Forum 22 februari 2001

Kievitseieren

Stelling: het rapen van kievitseieren is niet verantwoord.

J. Stoelinga, voorzitter vogelwacht Oosterwierum
„Mee eens. Ik ben tegen het eieren rapen, althans in de tijd waarin we nu leven. De menselijke samenleving is in de laatste eeuwen enorm veranderd. Alles doen we anders, grootschaliger, sneller. In die zin vliegt het mensdom het dierenríjk voorbij. Want in de natuur gaat alles nog hetzelfde.

Een vogel broedt nog even lang als vroeger en vliegt nog even snel als toen. Een ekster bouwt zijn nest nog even prachtig.

Juist in april en mei hebben weidevogels, die nog even kalm hun gang gaan als honderden jaren geleden, hun rust nodig. Ze krijgen die echter niet meer door het vroege en machinale maaien van het land.

Deze en allerlei andere ontwikkelingen, zoals ontwatering van landbouwpercelen, eisen hun tol in de weidevogelwereld. En dan hebben we het nog niet eens over de toenemende bebouwing waardoor, over het hele land bezien, het aantal geschikte broedpercelen afneemt. Alle weidevogelsoorten gaan in aantal achteruit.

Daarom ben ik van mening dat eieren zoeken en rapen in deze tijd eigenlijk niet meer past. Rapers zorgen voor onnodige drukte in de polders.

Ik ben al 26 jaar voorzitter van vogelwacht Oosterwierum en kan het voor mezelf niet verantwoorden om eieren mee te nemen.

Het eieren rapen totaal verbieden gaat voor mij ook wat ver. Vaak mag in Friesland tot 9 april worden geraapt. Ik denk dat het hooguit tot 1 april toegestaan moet worden.”

S. P. Roodbergen, hoofdbestuurslid BFVW
„Niet mee eens. Veroordeling van het eeuwenoude kievitseieren zoeken is makkelijker dan de verdediging. Beide partijen hanteren verschillende ethische uitgangspunten.

De Faunabescherming staat aan de ene zijde; de Bond van Friese Vogelbeschermings Wachten (BFVW) aan de andere. Onlangs diende de eerste een klacht in bij de Europese Commissie. Verrassend: het ministerie van Landbouw, afdeling Natuurbeheer, steunt de BFVW in haar verdediging.

De discussie is eigenlijk erg eenvoudig: de Nederlandse weidevogelbiologen erkennen dat het zoeken en rapen van kievitseieren ecologisch geen schade doet.
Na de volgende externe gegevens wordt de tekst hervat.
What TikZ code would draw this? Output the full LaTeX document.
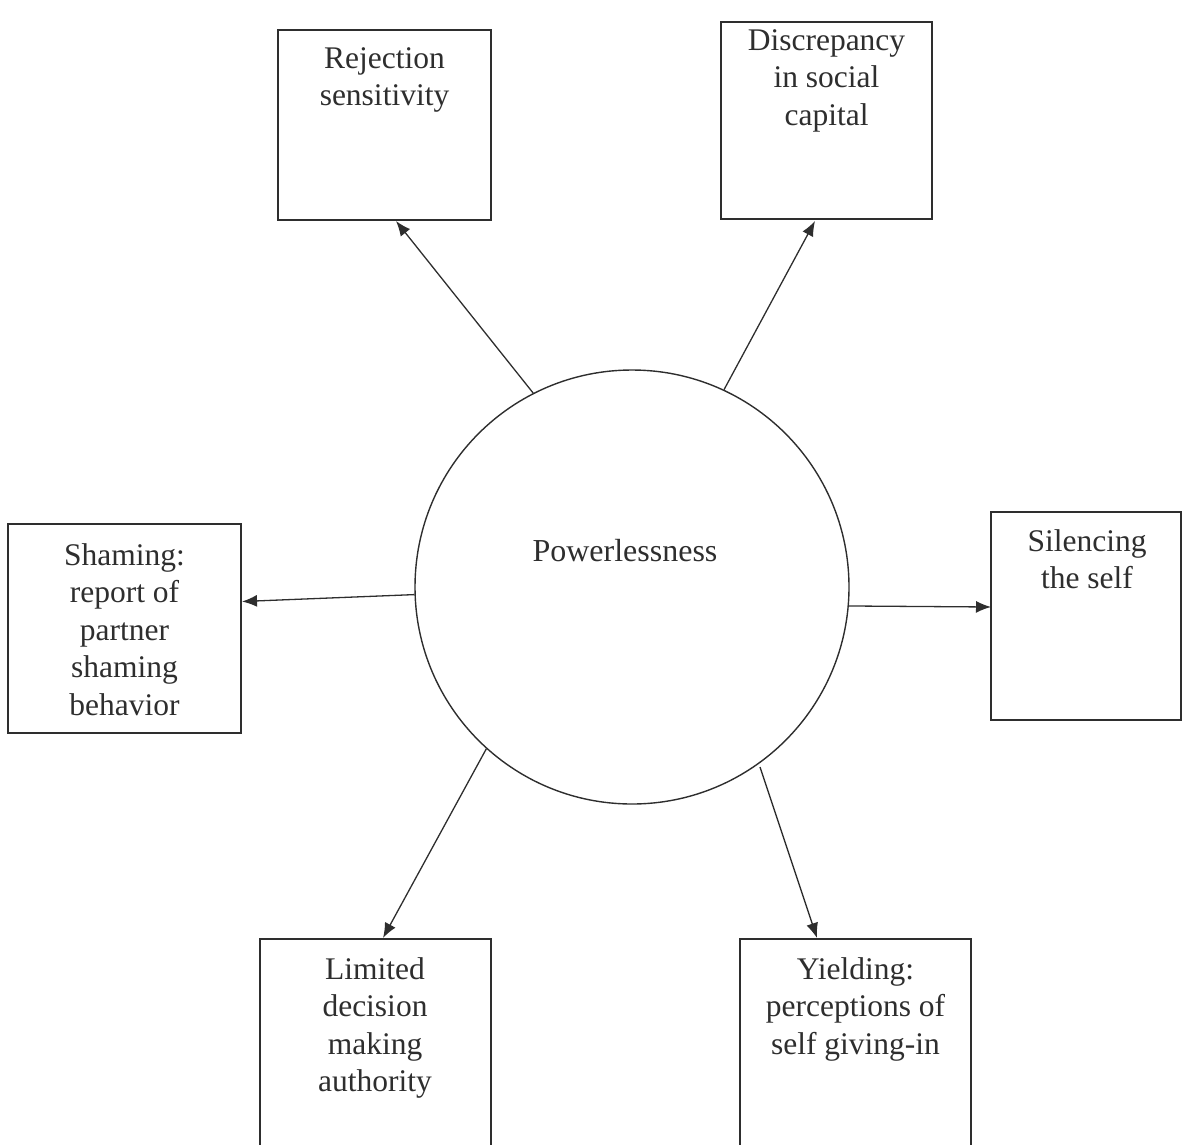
\documentclass[tikz,border=0pt]{standalone}
\usepackage{fontspec}
\setmainfont{Liberation Serif}
\usetikzlibrary{arrows.meta}
\definecolor{ink}{HTML}{2E2E2E}
\begin{document}
\begin{tikzpicture}[x=1pt,y=-1pt,
  boxshape/.style={draw=ink,line width=1.4pt,rectangle,inner sep=0pt},
  lbl/.style={font=\fontsize{31.5}{37.5}\selectfont,align=center,anchor=north,inner sep=0pt,text=ink},
  arr/.style={draw=ink,line width=1.3pt,-{Latex[length=15pt,width=12pt]}}]
\useasboundingbox (0,0) rectangle (1191,1144);
\clip (0,0) rectangle (1191,1144);
% boxes
\node[boxshape,minimum width=213pt,minimum height=190pt] (rej) at (384.5,125) {};
\node[boxshape,minimum width=211pt,minimum height=197pt] (dis) at (826.5,120.5) {};
\node[boxshape,minimum width=233pt,minimum height=209pt] (sha) at (124.5,628.5) {};
\node[boxshape,minimum width=190pt,minimum height=208pt] (sil) at (1086,616) {};
\node[boxshape,minimum width=231pt,minimum height=222pt] (lim) at (375.5,1050) {};
\node[boxshape,minimum width=231pt,minimum height=222pt] (yie) at (855.5,1050) {};
% circle
\node[draw=ink,line width=1.4pt,circle,minimum size=434pt,inner sep=0pt] (c) at (632,587) {};
\node[font=\fontsize{32}{38}\selectfont,text=ink,inner sep=0pt] (tc) at (625,551) {Powerlessness};
% labels
\node[lbl] (trej) at (384.5,47) {Rejection\\sensitivity};
\node[lbl] (tdis) at (826.5,29) {Discrepancy\\in social\\capital};
\node[lbl] (tsha) at (124.5,543) {Shaming:\\report of\\partner\\shaming\\behavior};
\node[lbl] (tsil) at (1087,529) {Silencing\\the self};
\node[lbl] (tlim) at (375,957) {Limited\\decision\\making\\authority};
\node[lbl] (tyie) at (855.5,957) {Yielding:\\perceptions of\\self giving-in};
% arrow ends
\coordinate (e1) at (396,221);
\coordinate (e2) at (815,221);
\coordinate (e3) at (242,601.5);
\coordinate (e4) at (991,607);
\coordinate (e5) at (383,938);
\coordinate (e6) at (817,938);
\coordinate (s6) at (760,767);
\draw[arr] (c.117.5) -- (e1);
\draw[arr] (c.65.9) -- (e2);
\draw[arr] (c.182.9) -- (e3);
\draw[arr] (c.-5.3) -- (e4);
\draw[arr] (c.228.6) -- (e5);
\draw[arr] (s6) -- (e6);
\end{tikzpicture}
\end{document}
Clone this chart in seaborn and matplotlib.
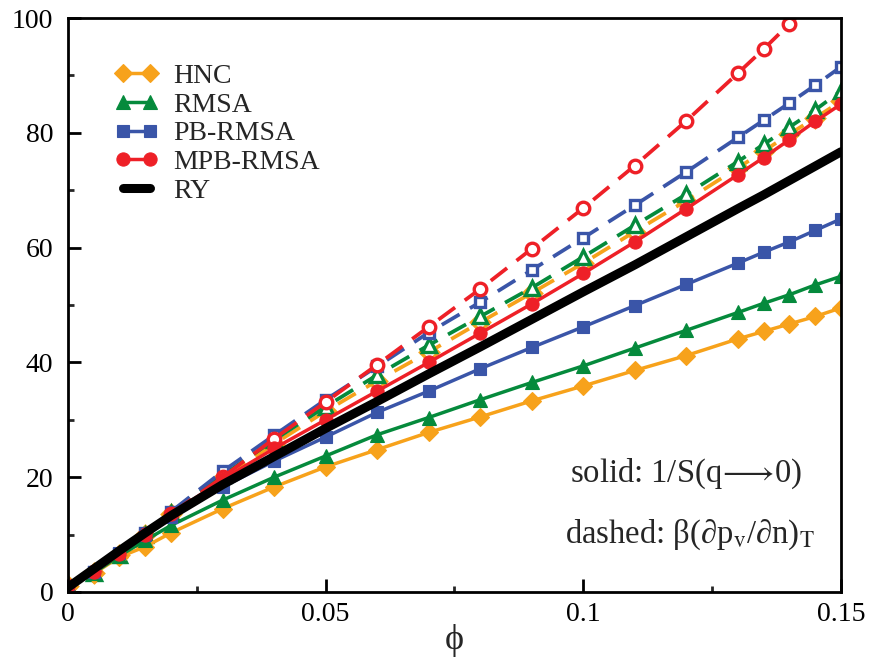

Vervolgens: méér dan de helft van alle Nederlandse vrijwillige weidevogelbeschermers noemt zich ook kievitseierenzoeker. Een méérwaarde!

In Friesland alleen al worden door deze mensen in de korte eierzoekperiode op 107.000 hectare boerenland rond de 65.000 legsels beschermd van 28 weidevogelsoorten. Daarbij gaat het ook om een bedreigde soort als de grutto, door Jac. P. Thijsse de koning van de weiden genoemd.

De landelijke koepel voor deze natuurbeschermingsactiviteiten, Landschapsbeheer Nederland in Utrecht, koestert de eierzoekers, maar mag dat nauwelijks luidop zeggen van Vogelbescherming Nederland in Zeist. Zo gaat dat vaker: Natuurmonumenten Nederland (NM) maakt in Friesland graag gebruik van eierzoekers bij haar inventarisatieactiviteiten. Formeel wordt eieren zoeken door NM echter in de ban gedaan: de Nederlandse natuurbescherming is soms jammerlijk dubbelhartig. Het is een ramp voor de weidevogelbescherming geweest dat Vogelbescherming Nederland vanaf de roerige jaren zeventig partij koos tégen de eierzoeker. Haar mea culpa bleef tot nu toe uit!

De BFVW stelt: Het eieren zoeken is een onschuldig voorjaarsgenoegen; de eierzoekers vormen gratis rekruteringspotentieel voor de vrijwillige weidevogelbescherming; de nazorg is een positief handelingsperspectief voor oud en –vooral ook– jong. Het geheel is vrijwel naar de letter in overeenstemming met internationale theorievorming over ”gebruikersparticipatie in de natuurbescherming”. Sinds het eierzoekdebat in beide Kamers in 1993 –met grote waardering voor het Friese harmoniemodel van beperkt oogsten en uitgebreid beschermen– is de regulering sterk verbeterd. Ten slotte: het kievitseieren zoeken is niet het éínde van de natuurbescherming, maar een inspirerend startpunt.”